Rows from a dataset of charts and code
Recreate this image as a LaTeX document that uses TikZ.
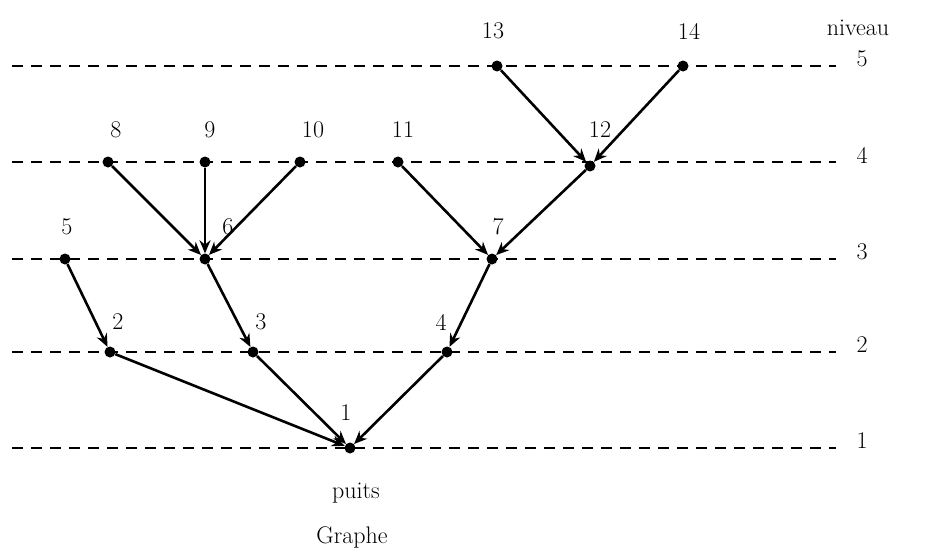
\documentclass[tikz,border=0pt]{standalone}
\usetikzlibrary{arrows.meta}
\begin{document}
\begin{tikzpicture}[x=1pt,y=-1pt,
  vtx/.style={circle,fill=black,inner sep=0pt,minimum size=11pt},
  lbl/.style={font=\fontsize{24}{28}\selectfont,inner sep=0pt},
  lvl/.style={draw,line width=2.8pt,dash pattern=on 11pt off 8pt},
  edge/.style={draw,line width=2.6pt,-{Stealth[length=13pt,width=11pt]}}]
\useasboundingbox (0,0) rectangle (933,554);
% level lines
\foreach \y/\n in {66/5,162/4,259/3,352/2,448/1}{
  \coordinate (L\n a) at (12,\y);
  \coordinate (L\n b) at (836,\y);
  \draw[lvl] (L\n a) -- (L\n b);
  \node[lbl] (lv\n) at (862,\y-7) {\n};
}
\node[lbl] (niveau) at (858,28) {niveau};
% vertices
\node[vtx] (n13) at (497,66) {};
\node[vtx] (n14) at (683,66) {};
\node[vtx] (n8) at (108,162) {};
\node[vtx] (n9) at (205,162) {};
\node[vtx] (n10) at (300,162) {};
\node[vtx] (n11) at (398,162) {};
\node[vtx] (n12) at (590,166) {};
\node[vtx] (n5) at (65,259) {};
\node[vtx] (n6) at (205,259) {};
\node[vtx] (n7) at (492,259) {};
\node[vtx] (n2) at (110,352) {};
\node[vtx] (n3) at (253,352) {};
\node[vtx] (n4) at (447,352) {};
\node[vtx] (n1) at (350,448) {};
% labels
\node[lbl] (t13) at (493,31) {13};
\node[lbl] (t14) at (689,31) {14};
\node[lbl] (t8) at (116,130) {8};
\node[lbl] (t9) at (210,130) {9};
\node[lbl] (t10) at (313,130) {10};
\node[lbl] (t11) at (403,130) {11};
\node[lbl] (t12) at (600,130) {12};
\node[lbl] (t5) at (67,227) {5};
\node[lbl] (t6) at (228,227) {6};
\node[lbl] (t7) at (498,227) {7};
\node[lbl] (t2) at (118,322) {2};
\node[lbl] (t3) at (261,322) {3};
\node[lbl] (t4) at (441,322) {4};
\node[lbl] (t1) at (346,413) {1};
\node[lbl] (puits) at (356,493) {puits};
\node[lbl] (graphe) at (352,537) {Graphe};
% edges
\draw[edge] (n13) -- (n12);
\draw[edge] (n14) -- (n12);
\draw[edge] (n8) -- (n6);
\draw[edge] (n9) -- (n6);
\draw[edge] (n10) -- (n6);
\draw[edge] (n11) -- (n7);
\draw[edge] (n12) -- (n7);
\draw[edge] (n5) -- (n2);
\draw[edge] (n6) -- (n3);
\draw[edge] (n7) -- (n4);
\draw[edge] (n2) -- (n1);
\draw[edge] (n3) -- (n1);
\draw[edge] (n4) -- (n1);
\end{tikzpicture}
\end{document}
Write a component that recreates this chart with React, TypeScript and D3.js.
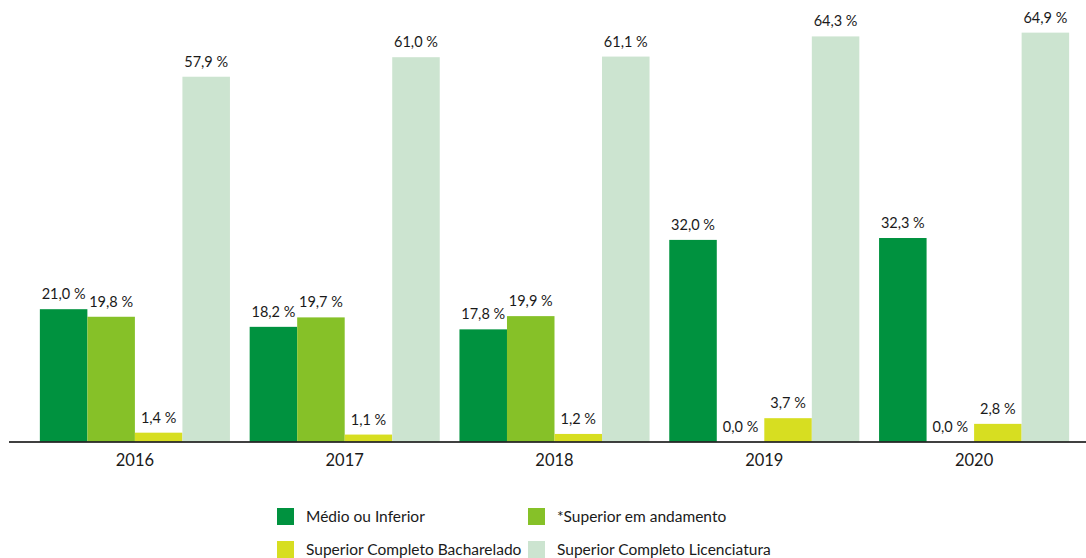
import React from "react";
import * as d3 from "d3";

const years = ["2016", "2017", "2018", "2019", "2020"];
const seriesNames = [
  "Médio ou Inferior",
  "*Superior em andamento",
  "Superior Completo Bacharelado",
  "Superior Completo Licenciatura",
];
const medio = [21.0, 18.2, 17.8, 32.0, 32.3];
const andamento = [19.8, 19.7, 19.9, 0.0, 0.0];
const bacharelado = [1.4, 1.1, 1.2, 3.7, 2.8];
const licenciatura = [57.9, 61.0, 61.1, 64.3, 64.9];
const colors = ["#00923f", "#86c128", "#d7de21", "#cce4d0"];

const seriesValues = [medio, andamento, bacharelado, licenciatura];
const FONT = "Lato, sans-serif";

export default function App() {
  const W = 1086;
  const H = 558;
  const x0 = d3.scaleBand().domain(years).range([30, 1079]).paddingInner(0.094).paddingOuter(0.047);
  const x1 = d3.scaleBand().domain(seriesNames).range([0, x0.bandwidth()]);
  const y = d3.scaleLinear().domain([0, 70]).range([441.5, 0.5]);
  const fmt = (v: number) => v.toFixed(1).replace(".", ",") + " %";

  const legendPos = [
    { x: 277, y: 508 },
    { x: 528, y: 508 },
    { x: 277, y: 541 },
    { x: 528, y: 541 },
  ];

  return (
    <svg width={W} height={H} style={{ position: "absolute", left: 0, top: 0, background: "#fff" }}>
      {years.map((yr, i) => (
        <g key={yr} transform={`translate(${x0(yr)},0)`}>
          {seriesNames.map((s, j) => {
            const v = seriesValues[j][i];
            const bx = x1(s)!;
            return (
              <g key={s}>
                <rect x={bx} y={y(v)} width={x1.bandwidth()} height={y(0) - y(v)} fill={colors[j]} />
                <text
                  x={bx + x1.bandwidth() / 2}
                  y={y(v) - 10}
                  textAnchor="middle"
                  fontFamily={FONT}
                  fontSize={14.5}
                  fill="#1a1a1a"
                >
                  {fmt(v)}
                </text>
              </g>
            );
          })}
          <text
            x={x0.bandwidth() / 2}
            y={466}
            textAnchor="middle"
            fontFamily={FONT}
            fontSize={16.5}
            fill="#1a1a1a"
          >
            {yr}
          </text>
        </g>
      ))}
      <line x1={9} x2={1086} y1={442} y2={442} stroke="#000" strokeWidth={1.5} />
      {seriesNames.map((s, j) => (
        <g key={s} transform={`translate(${legendPos[j].x},${legendPos[j].y})`}>
          <rect x={0} y={0} width={17} height={17} fill={colors[j]} />
          <text x={29} y={14} fontFamily={FONT} fontSize={15.5} fill="#1a1a1a">
            {s}
          </text>
        </g>
      ))}
    </svg>
  );
}
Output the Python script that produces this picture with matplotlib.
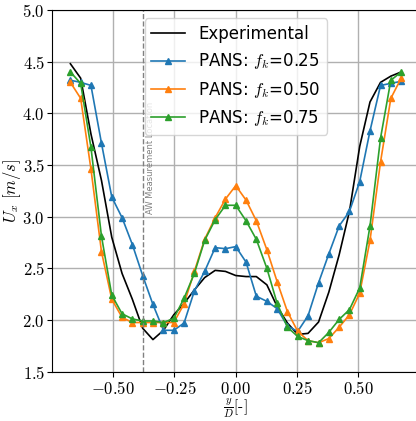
import matplotlib
matplotlib.use("Agg")
import matplotlib.pyplot as plt
from matplotlib.ticker import FuncFormatter

plt.rcParams['mathtext.fontset'] = 'cm'
plt.rcParams['font.family'] = 'DejaVu Sans'

# y/D positions of the samples
y_d = [-0.675, -0.633, -0.591, -0.548, -0.506, -0.464, -0.422, -0.380, -0.338,
       -0.295, -0.253, -0.211, -0.169, -0.127, -0.084, -0.042, 0.000, 0.042,
       0.084, 0.127, 0.169, 0.211, 0.253, 0.295, 0.338, 0.380, 0.422, 0.464,
       0.506, 0.548, 0.591, 0.633, 0.675]

exp_ux = [4.48, 4.34, 3.80, 3.35, 2.80, 2.45, 2.20, 1.92, 1.81, 1.90, 2.05,
          2.16, 2.29, 2.41, 2.48, 2.47, 2.43, 2.42, 2.42, 2.34, 2.13, 1.97,
          1.86, 1.87, 1.98, 2.27, 2.63, 3.05, 3.68, 4.11, 4.30, 4.36, 4.40]

pans_025 = [4.32, 4.30, 4.27, 3.71, 3.19, 2.99, 2.73, 2.43, 2.15, 1.90, 1.90,
            1.97, 2.28, 2.47, 2.70, 2.69, 2.71, 2.56, 2.23, 2.18, 2.11, 1.94,
            1.89, 2.04, 2.36, 2.64, 2.91, 3.05, 3.34, 3.83, 4.27, 4.29, 4.31]

pans_050 = [4.30, 4.145, 3.46, 2.66, 2.20, 2.025, 1.975, 1.975, 1.975, 1.975,
            1.975, 2.155, 2.47, 2.78, 2.99, 3.17, 3.30, 3.16, 2.96, 2.68, 2.37,
            2.08, 1.89, 1.80, 1.78, 1.82, 1.93, 2.05, 2.26, 2.77, 3.53, 4.145, 4.34]

pans_075 = [4.40, 4.29, 3.67, 2.81, 2.24, 2.06, 2.01, 1.99, 1.99, 1.975, 2.015,
            2.21, 2.45, 2.77, 2.97, 3.11, 3.11, 2.96, 2.78, 2.50, 2.16, 1.93,
            1.84, 1.80, 1.78, 1.88, 2.005, 2.10, 2.31, 2.91, 3.76, 4.32, 4.40]

aw_location = -0.38

fig = plt.figure(figsize=(4.16, 4.21), dpi=100)
ax = fig.add_axes([0.125, 0.1173, 0.8834, 0.8589])

ax.plot(y_d, exp_ux, color='black', lw=1.2, label='Experimental')
ax.plot(y_d, pans_025, color='#1f77b4', marker='^', ms=5, lw=1.2, label=r'PANS: $f_k$=0.25')
ax.plot(y_d, pans_050, color='#ff7f0e', marker='^', ms=5, lw=1.2, label=r'PANS: $f_k$=0.50')
ax.plot(y_d, pans_075, color='#2ca02c', marker='^', ms=5, lw=1.2, label=r'PANS: $f_k$=0.75')

ax.axvline(aw_location, color='gray', ls='--', lw=1.0)
ax.text(aw_location + 0.012, 3.57, 'AW Measurement Location', rotation=90,
        fontsize=6, color='gray', ha='left', va='center')

ax.set_xlim(-0.75, 0.75)
ax.set_ylim(1.5, 5.0)
ax.set_xticks([-0.5, -0.25, 0.0, 0.25, 0.5])
ax.set_yticks([1.5, 2.0, 2.5, 3.0, 3.5, 4.0, 4.5, 5.0])
ax.xaxis.set_major_formatter(FuncFormatter(lambda v, p: '$%.2f$' % v))
ax.yaxis.set_major_formatter(FuncFormatter(lambda v, p: '$%.1f$' % v))
ax.tick_params(labelsize=12)
ax.tick_params(axis='y', pad=1.5)
ax.tick_params(axis='x', pad=2.5)
ax.grid(True, color='#b0b0b0', lw=1.0)

ax.set_xlabel(r'$\frac{y}{D}$[-]', fontsize=11, family='cmr10')
ax.set_ylabel(r'$U_x$ $[m/s]$', fontsize=12)
ax.xaxis.set_label_coords(0.5, -0.069)
ax.yaxis.set_label_coords(-0.08, 0.5)

ax.legend(loc='upper center', fontsize=12)

fig.savefig('out.png', dpi=100)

### TASK
Only the lines from the one bearing "Output the Python" to the one bearing "plt.rcParams['font.family'] = 'DejaVu Sans'", both included, should be restated word for word, with pictures left out.

### ANSWER FOR THE TASK
Output the Python script that produces this picture with matplotlib.
import matplotlib
matplotlib.use("Agg")
import matplotlib.pyplot as plt
from matplotlib.ticker import FuncFormatter

plt.rcParams['mathtext.fontset'] = 'cm'
plt.rcParams['font.family'] = 'DejaVu Sans'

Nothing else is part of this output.